[time-nuts] Reliability of atomic clocks

Bob Camp kb8tq at n1k.org
Sun Mar 27 10:13:32 EDT 2016


Hi

The “typical life” numbers on the tubes in the various Cesium standards
are fairly accurate. Most units that are well cared for “die” when the tube
goes out and come back to life when it’s replaced. The tube life dominates
the MTBF in this case. 

Rb’s are a device that by it’s (possibly unfortunate) physics needs to run 
hot. The vast majority in service are “miniature” in comparison to a 5071 or
a 5065. That drives the temperatures of all the parts up. MTBF on them
is very “temperature of use” dependent. They fail for a range of reasons
as the parts in them die of “hot old age”. 

Efratom had some pretty good data on MTBF vs temperature in the LPRO 
data sheets. The internals of all the designs are similar enough that it likely 
applies over more than  just one design. Temex has a similar data snapshot. 
I have a sample of the Temex units in front of me as I type this. They died 
as one would expect - from something other than the bulb.

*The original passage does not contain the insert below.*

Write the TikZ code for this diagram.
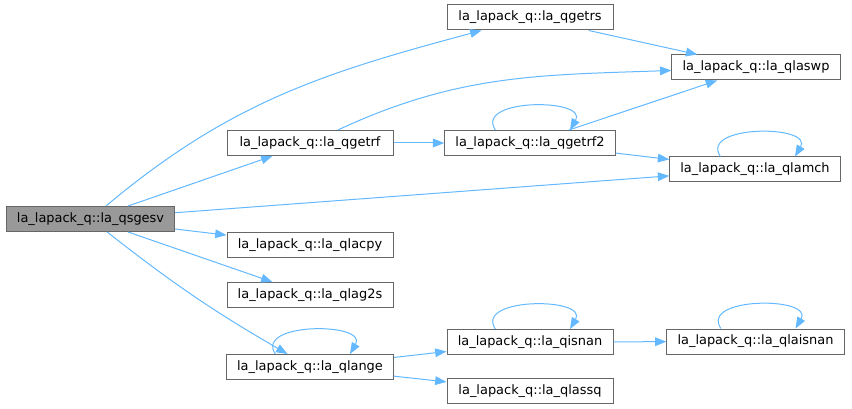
\documentclass[tikz,border=0pt]{standalone}
\usepackage{fontspec}
\setmainfont{DejaVu Sans}
\usetikzlibrary{arrows.meta}
\definecolor{edgeblue}{HTML}{63B8FF}
\definecolor{boxgray}{HTML}{666666}
\definecolor{rootfill}{HTML}{999999}
\tikzset{fn/.style={draw=boxgray,fill=white,line width=.75pt,minimum width=124.5pt,minimum height=18.75pt,inner xsep=8pt,inner ysep=0pt,font=\fontsize{9.7}{11}\selectfont},root/.style={fn,fill=rootfill},arr/.style={-{Triangle[length=8.5pt,width=6.5pt]},draw=edgeblue,line width=.75pt}}
\begin{document}
\begin{tikzpicture}[x=.75pt,y=.75pt]
\useasboundingbox (0,0) rectangle (852,-409);
% callers and callees
\node[root] (sgesv) at (90.5,-219) {la\_lapack\_q::la\_qsgesv};
\node[fn] (getrs) at (530,-17.5) {la\_lapack\_q::la\_qgetrs};\node[fn] (laswp) at (756,-67.5) {la\_lapack\_q::la\_qlaswp};
\node[fn] (getrf) at (310,-143) {la\_lapack\_q::la\_qgetrf};\node[fn] (getrf2) at (530,-143) {la\_lapack\_q::la\_qgetrf2};\node[fn] (lamch) at (755,-169.5) {la\_lapack\_q::la\_qlamch};
\node[fn] (lacpy) at (310,-245) {la\_lapack\_q::la\_qlacpy};\node[fn] (lag2s) at (310,-295) {la\_lapack\_q::la\_qlag2s};
\node[fn] (lange) at (310,-367) {la\_lapack\_q::la\_qlange};\node[fn] (isnan) at (530,-342) {la\_lapack\_q::la\_qisnan};\node[fn] (lassq) at (530,-391) {la\_lapack\_q::la\_qlassq};\node[fn] (laisnan) at (755.5,-341.5) {la\_lapack\_q::la\_qlaisnan};
% calls
\draw[arr] (sgesv) to[out=40,in=195] (getrs);\draw[arr] (getrf) to[out=25,in=182] (laswp);\draw[arr] (sgesv) to[bend right=4] (lange);
\foreach \a/\b in {sgesv/getrf,sgesv/lamch,sgesv/lacpy,sgesv/lag2s,getrf/getrf2,getrf2/laswp,getrf2/lamch,getrs/laswp,lange/isnan,lange/lassq,isnan/laisnan}\draw[arr] (\a)--(\b);
\foreach \n in {getrf2,lamch,lange,isnan,laisnan}\draw[arr] ([xshift=-26pt]\n.north) .. controls +(-16pt,24pt) and +(14pt,24pt) .. ([xshift=30pt]\n.north);
\end{tikzpicture}
\end{document}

Capacitors, IC’s, 
crystal drift, board corrosion, being crusted (physical damage), each pop up
in the sample. 

Bob

> On Mar 27, 2016, at 7:53 AM, Attila Kinali <attila at kinali.ch> wrote:
> 
> Moin,
> 
> Maybe someone here can help me.
> I am looking for data on the reliability of atomic clocks.
> I.e. how often and, if possible, how they fail.
> 
> Unfortunately, if I google for reliability then all that pops up
> are descriptions of the accuracy and stability of atomic clocks.
> If I go for MTBF I only get two papers from the 70s that tackle
> the problem in general, without giving any data.
> 
> Does someone know where I could find current data about MTBF and
> failure modes of atomic clocks? Given the number of 5071's installed
> in labs, there must be at least some data on them....
> 
> 
> 			Attila Kinali
> 
> -- 
> Reading can seriously damage your ignorance.